HKU-BAL / Clair3

Clair3 - Symphonizing pileup and full-alignment for high-performance long-read variant calling
246 stars 27 forks source link

Missing variants in one contig #216

Closed mproberts99 closed 1 year ago

mproberts99 commented 1 year ago

Hi, I am using Clair3 for variant calling on targeted amplicon sequencing data. Since we are using the R10 flowcell and the model provided by ONT was trained at 60x depth, we subsample the bam to 60x prior to variant calling. When the caller goes through pileup calling, it does not identify any variant candidates in one of the contigs (chr6), despite there being obvious variants in the bam file when viewing in IGV. This has happened to at least two samples. I have attached the log and can send the VCF/bam files as needed for troubleshooting. run_clair3.log

aquaskyline commented 1 year ago

It looked like no candidate was found in chr6. If you want us to take a deeper look, please send us a mini bam with reads in chr6 only.

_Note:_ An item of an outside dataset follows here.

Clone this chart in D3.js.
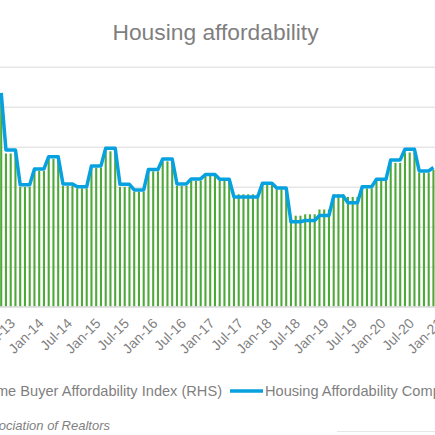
<!DOCTYPE html>
<html>
<head>
<meta charset="utf-8">
<script src="https://cdn.jsdelivr.net/npm/d3@7"></script>
<style>
  body { margin: 0; background: #fff; }
  svg { display: block; font-family: 'Liberation Sans', Arial, sans-serif; }
</style>
</head>
<body>
<svg id="chart" width="435" height="435"></svg>
<script>
// Housing affordability (cropped view of a wider chart)

const firstMonth = new Date(2013, 3, 1) // Apr-13, first month in view
const lastMonth = new Date(2021, 1, 1) // Feb-21, just past the right edge

const tickLabels = ['Jul-13', 'Jan-14', 'Jul-14', 'Jan-15', 'Jul-15', 'Jan-16', 'Jul-16', 'Jan-17',
  'Jul-17', 'Jan-18', 'Jul-18', 'Jan-19', 'Jul-19', 'Jan-20', 'Jul-20', 'Jan-21']

// Housing Affordability Composite Index (LHS), monthly from Apr-13
const composite = [
  206.9, 178.4, 178.4, 178.4, 161.0, 161.0, 161.0, 168.9, 168.9,
  168.9, 175.0, 175.0, 175.0, 161.4, 161.4, 161.4, 160.0, 160.0, 160.0, 170.4, 170.4,
  170.4, 179.2, 179.2, 179.2, 161.2, 161.2, 161.2, 158.4, 158.4, 158.4, 168.6, 168.6,
  168.6, 173.8, 173.8, 173.8, 161.4, 161.4, 161.4, 163.9, 163.9, 163.9, 166.1, 166.1,
  166.1, 163.7, 163.7, 163.7, 154.9, 154.9, 154.9, 154.9, 154.9, 154.9, 161.7, 161.7,
  161.7, 159.4, 159.4, 159.4, 142.5, 142.5, 142.5, 143.1, 143.1, 143.1, 145.6, 145.6,
  145.6, 155.4, 155.4, 155.4, 152.0, 152.0, 152.0, 160.0, 160.0, 160.0, 163.7, 163.7,
  163.7, 173.4, 173.4, 173.4, 178.7, 178.7, 178.7, 167.9, 167.9, 167.9, 169.6
]

// First-Time Home Buyer Affordability Index (RHS), monthly from Apr-13
const firstTime = [
  163.0, 136.6, 136.6, 136.6, 119.9, 119.9, 119.9, 127.9, 127.9,
  127.9, 133.9, 133.9, 133.9, 120.4, 120.4, 120.4, 119.2, 119.2, 119.2, 129.5, 129.5,
  129.5, 137.7, 137.7, 137.7, 119.9, 119.9, 119.9, 117.5, 117.5, 117.5, 127.7, 127.7,
  127.7, 132.7, 132.7, 132.7, 120.4, 120.4, 120.4, 123.0, 123.0, 123.0, 125.4, 125.4,
  125.4, 122.9, 122.9, 122.9, 116.2, 116.2, 116.2, 116.2, 116.2, 116.2, 120.9, 120.9,
  120.9, 118.7, 118.7, 118.7, 105.5, 105.5, 105.5, 106.2, 106.2, 106.2, 108.6, 108.6,
  108.6, 116.2, 116.2, 116.2, 114.9, 114.9, 114.9, 119.2, 119.2, 119.2, 123.4, 123.4,
  123.4, 131.9, 131.9, 131.9, 137.1, 137.1, 137.1, 127.0, 127.0, 127.0, 128.4
]

const leftDomain = [100, 220]
const rightDomain = [60, 180]

const WIDTH = 435
const PLOT_TOP = 66.7
const PLOT_BOTTOM = 306.7
const STEP = 4.75
const TEXT = '#7f7f7f'
const GRID = '#d9d9d9'
const GREEN = '#4ea83a'
const BLUE = '#07a1df'

const fmt = d3.timeFormat('%b-%y')
const months = d3.timeMonth.range(firstMonth, d3.timeMonth.offset(lastMonth, 1)).map(fmt)

const svg = d3.select('#chart')

const x0 = 1.2 - STEP / 2
const x = d3.scaleBand()
  .domain(months)
  .range([x0, x0 + months.length * STEP])
  .paddingInner(0.56)
  .paddingOuter(0.28)
const cx = (key) => x(key) + x.bandwidth() / 2

const yLeft = d3.scaleLinear().domain(leftDomain).range([PLOT_BOTTOM, PLOT_TOP])
const yRight = d3.scaleLinear().domain(rightDomain).range([PLOT_BOTTOM, PLOT_TOP])

// title
svg.append('text')
  .attr('x', 215.5)
  .attr('y', 32)
  .attr('text-anchor', 'middle')
  .attr('dominant-baseline', 'central')
  .attr('font-size', '22.8px')
  .attr('fill', TEXT)
  .text('Housing affordability')

// gridlines from the left axis
const grid = svg.append('g')
  .attr('class', 'grid')
  .call(d3.axisLeft(yLeft).ticks(6).tickSize(-WIDTH).tickFormat(''))
grid.select('.domain').remove()
grid.selectAll('line').attr('stroke', GRID).attr('stroke-width', 1)

// bars (RHS)
const barData = firstTime.map((v, i) => ({ key: months[i], value: v }))
svg.append('g')
  .selectAll('rect')
  .data(barData)
  .join('rect')
  .attr('x', (d) => x(d.key))
  .attr('width', x.bandwidth())
  .attr('y', (d) => yRight(d.value))
  .attr('height', (d) => PLOT_BOTTOM - yRight(d.value))
  .attr('fill', GREEN)

// line (LHS)
const lineData = composite.map((v, i) => ({ key: months[i], value: v }))
const line = d3.line()
  .x((d) => cx(d.key))
  .y((d) => yLeft(d.value))
svg.append('path')
  .datum(lineData)
  .attr('d', line)
  .attr('fill', 'none')
  .attr('stroke', BLUE)
  .attr('stroke-width', 3.5)
  .attr('stroke-linejoin', 'round')

// x axis line and rotated labels
svg.append('line')
  .attr('x1', 0).attr('x2', WIDTH)
  .attr('y1', PLOT_BOTTOM).attr('y2', PLOT_BOTTOM)
  .attr('stroke', GRID)

svg.append('g')
  .selectAll('text')
  .data(tickLabels)
  .join('text')
  .attr('transform', (d) => `translate(${cx(d) - 3},${PLOT_BOTTOM + 14}) rotate(-45)`)
  .attr('text-anchor', 'end')
  .attr('dominant-baseline', 'central')
  .attr('font-size', '14px')
  .attr('fill', TEXT)
  .text((d) => d)

// legend
const legendY = 391
svg.append('text')
  .attr('x', 222)
  .attr('y', legendY)
  .attr('text-anchor', 'end')
  .attr('dominant-baseline', 'central')
  .attr('font-size', '14.6px')
  .attr('fill', TEXT)
  .text('First-Time Home Buyer Affordability Index (RHS)')

svg.append('line')
  .attr('x1', 230).attr('x2', 263)
  .attr('y1', legendY).attr('y2', legendY)
  .attr('stroke', BLUE)
  .attr('stroke-width', 3.5)

svg.append('text')
  .attr('x', 265)
  .attr('y', legendY)
  .attr('dominant-baseline', 'central')
  .attr('font-size', '14.6px')
  .attr('fill', TEXT)
  .text('Housing Affordability Composite Index (LHS)')

// source
svg.append('text')
  .attr('x', 110)
  .attr('y', 430)
  .attr('text-anchor', 'end')
  .attr('font-size', '13px')
  .attr('font-style', 'italic')
  .attr('fill', TEXT)
  .text('Source: National Association of Realtors')

svg.append('line')
  .attr('x1', 337).attr('x2', WIDTH)
  .attr('y1', 431.5).attr('y2', 431.5)
  .attr('stroke', '#e6e6e6')
</script>
</body>
</html>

oneillkza commented 1 year ago

We've also noticed that Clair3 tends to just skip contigs if it encounters any errors with them. e.g. we had a couple of samples in a large run where there was network instability while they were running, which caused about half of the contigs to fail because the subprocesses working on them couldn't read them.

zhengzhenxian commented 1 year ago

@mproberts99,

Thank you for providing the log and data. We noticed that all the reads in your chr6 BAM file have a mapping quality of 1. Those low-MQ reads(MQ < 5) were filtered by Clair3 and no candidate was outputted. The variants present in the low-MQ reads are likely to be false variants caused by alignment artifacts.